Task objective: Leave out the images and repeat the listing below without a single change.

Data block:
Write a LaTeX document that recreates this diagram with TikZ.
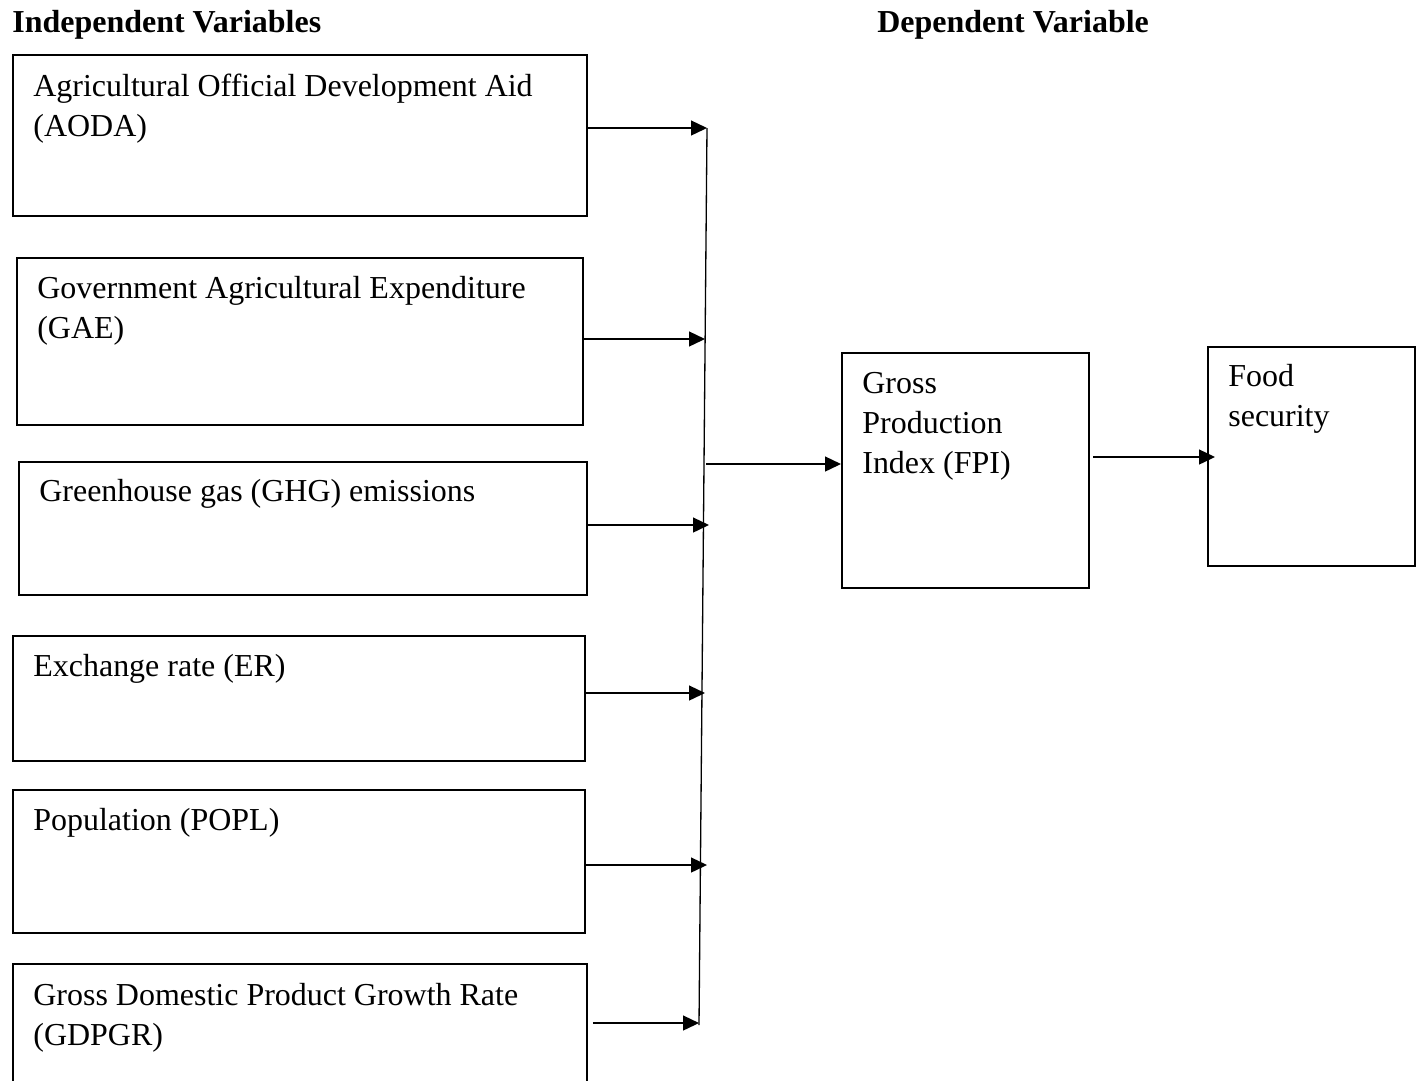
\documentclass[tikz,border=0pt]{standalone}
\usepackage{fontspec}
\setmainfont{Liberation Serif}
\usetikzlibrary{arrows.meta,calc}

\begin{document}
\begin{tikzpicture}[x=0.02cm,y=-0.02cm,
    varbox/.style 2 args={draw,line width=1.1pt,anchor=north west,inner sep=0pt,
      minimum width=#1*0.02cm,minimum height=#2*0.02cm},
    vartext/.style={anchor=base west,inner sep=0pt,align=left,
      font=\fontsize{18.2}{22.7}\selectfont},
    head/.style={anchor=base west,inner sep=0pt,
      font=\fontsize{18.2}{22.7}\selectfont\bfseries},
    link/.style={line width=0.75pt,-{Triangle[length=0.32cm,width=0.3cm]}}]
    \useasboundingbox (0,0) rectangle (1416,1080);
    \clip (0,0) rectangle (1416,1080);
    % headings
    \node[head] (indep) at (12,32) {Independent Variables};
    \node[head] (dep) at (877,32) {Dependent Variable};
    % independent variable boxes
    \node[varbox={574}{161}] (aoda) at (12,54) {};
    \node[varbox={566}{167}] (gae) at (16,257) {};
    \node[varbox={568}{133}] (ghg) at (18,461) {};
    \node[varbox={572}{125}] (er) at (12,635) {};
    \node[varbox={572}{143}] (popl) at (12,789) {};
    \node[varbox={574}{140}] (gdpgr) at (12,963) {};
    % base anchor sits on the last line, one line = 40
    \node[vartext] (aodatext) at ($(aoda.north west)+(21,82)$)
        {Agricultural Official Development Aid\\(AODA)};
    \node[vartext] (gaetext) at ($(gae.north west)+(21,81)$)
        {Government Agricultural Expenditure\\(GAE)};
    \node[vartext] (ghgtext) at ($(ghg.north west)+(21,40)$)
        {Greenhouse gas (GHG) emissions};
    \node[vartext] (ertext) at ($(er.north west)+(21,41)$)
        {Exchange rate (ER)};
    \node[vartext] (popltext) at ($(popl.north west)+(21,41)$)
        {Population (POPL)};
    \node[vartext] (gdpgrtext) at ($(gdpgr.north west)+(21,82)$)
        {Gross Domestic Product Growth Rate\\(GDPGR)};
    % dependent variable boxes
    \node[varbox={247}{235}] (fpi) at (841,352) {};
    \node[varbox={207}{219}] (food) at (1207,346) {};
    \node[vartext] (fpitext) at ($(fpi.north west)+(21,121)$)
        {Gross\\Production\\Index (FPI)};
    \node[vartext] (foodtext) at ($(food.north west)+(21,80)$)
        {Food\\security};
    % trunk line
    \coordinate (jaoda) at (707,128);
    \coordinate (jgae) at (705,339);
    \coordinate (jghg) at (709,525);
    \coordinate (jer) at (705,693);
    \coordinate (jpopl) at (707,865);
    \coordinate (jgdpgr) at (699,1023);
    \coordinate (jfpi) at (706,464);
    \coordinate (trunkend) at (699,1025);
    \draw[line width=0.75pt] (jaoda) -- (trunkend);
    \foreach \b in {aoda,gae,ghg,er,popl}
      \draw[link] (\b.east |- j\b) -- (j\b);
    \draw[link] ($(gdpgr.east |- jgdpgr)+(5,0)$) -- (jgdpgr);
    \draw[link] (jfpi) -- (fpi.west |- jfpi);
    \coordinate (jfood) at (1093,457);
    \draw[link] (jfood) -- ($(food.west |- jfood)+(8,0)$);
    \end{tikzpicture}
\end{document}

Output:
Write a LaTeX document that recreates this diagram with TikZ.
\documentclass[tikz,border=0pt]{standalone}
\usepackage{fontspec}
\setmainfont{Liberation Serif}
\usetikzlibrary{arrows.meta,calc}

\begin{document}
\begin{tikzpicture}[x=0.02cm,y=-0.02cm,
    varbox/.style 2 args={draw,line width=1.1pt,anchor=north west,inner sep=0pt,
      minimum width=#1*0.02cm,minimum height=#2*0.02cm},
    vartext/.style={anchor=base west,inner sep=0pt,align=left,
      font=\fontsize{18.2}{22.7}\selectfont},
    head/.style={anchor=base west,inner sep=0pt,
      font=\fontsize{18.2}{22.7}\selectfont\bfseries},
    link/.style={line width=0.75pt,-{Triangle[length=0.32cm,width=0.3cm]}}]
    \useasboundingbox (0,0) rectangle (1416,1080);
    \clip (0,0) rectangle (1416,1080);
    % headings
    \node[head] (indep) at (12,32) {Independent Variables};
    \node[head] (dep) at (877,32) {Dependent Variable};
    % independent variable boxes
    \node[varbox={574}{161}] (aoda) at (12,54) {};
    \node[varbox={566}{167}] (gae) at (16,257) {};
    \node[varbox={568}{133}] (ghg) at (18,461) {};
    \node[varbox={572}{125}] (er) at (12,635) {};
    \node[varbox={572}{143}] (popl) at (12,789) {};
    \node[varbox={574}{140}] (gdpgr) at (12,963) {};
    % base anchor sits on the last line, one line = 40
    \node[vartext] (aodatext) at ($(aoda.north west)+(21,82)$)
        {Agricultural Official Development Aid\\(AODA)};
    \node[vartext] (gaetext) at ($(gae.north west)+(21,81)$)
        {Government Agricultural Expenditure\\(GAE)};
    \node[vartext] (ghgtext) at ($(ghg.north west)+(21,40)$)
        {Greenhouse gas (GHG) emissions};
    \node[vartext] (ertext) at ($(er.north west)+(21,41)$)
        {Exchange rate (ER)};
    \node[vartext] (popltext) at ($(popl.north west)+(21,41)$)
        {Population (POPL)};
    \node[vartext] (gdpgrtext) at ($(gdpgr.north west)+(21,82)$)
        {Gross Domestic Product Growth Rate\\(GDPGR)};
    % dependent variable boxes
    \node[varbox={247}{235}] (fpi) at (841,352) {};
    \node[varbox={207}{219}] (food) at (1207,346) {};
    \node[vartext] (fpitext) at ($(fpi.north west)+(21,121)$)
        {Gross\\Production\\Index (FPI)};
    \node[vartext] (foodtext) at ($(food.north west)+(21,80)$)
        {Food\\security};
    % trunk line
    \coordinate (jaoda) at (707,128);
    \coordinate (jgae) at (705,339);
    \coordinate (jghg) at (709,525);
    \coordinate (jer) at (705,693);
    \coordinate (jpopl) at (707,865);
    \coordinate (jgdpgr) at (699,1023);
    \coordinate (jfpi) at (706,464);
    \coordinate (trunkend) at (699,1025);
    \draw[line width=0.75pt] (jaoda) -- (trunkend);
    \foreach \b in {aoda,gae,ghg,er,popl}
      \draw[link] (\b.east |- j\b) -- (j\b);
    \draw[link] ($(gdpgr.east |- jgdpgr)+(5,0)$) -- (jgdpgr);
    \draw[link] (jfpi) -- (fpi.west |- jfpi);
    \coordinate (jfood) at (1093,457);
    \draw[link] (jfood) -- ($(food.west |- jfood)+(8,0)$);
    \end{tikzpicture}
\end{document}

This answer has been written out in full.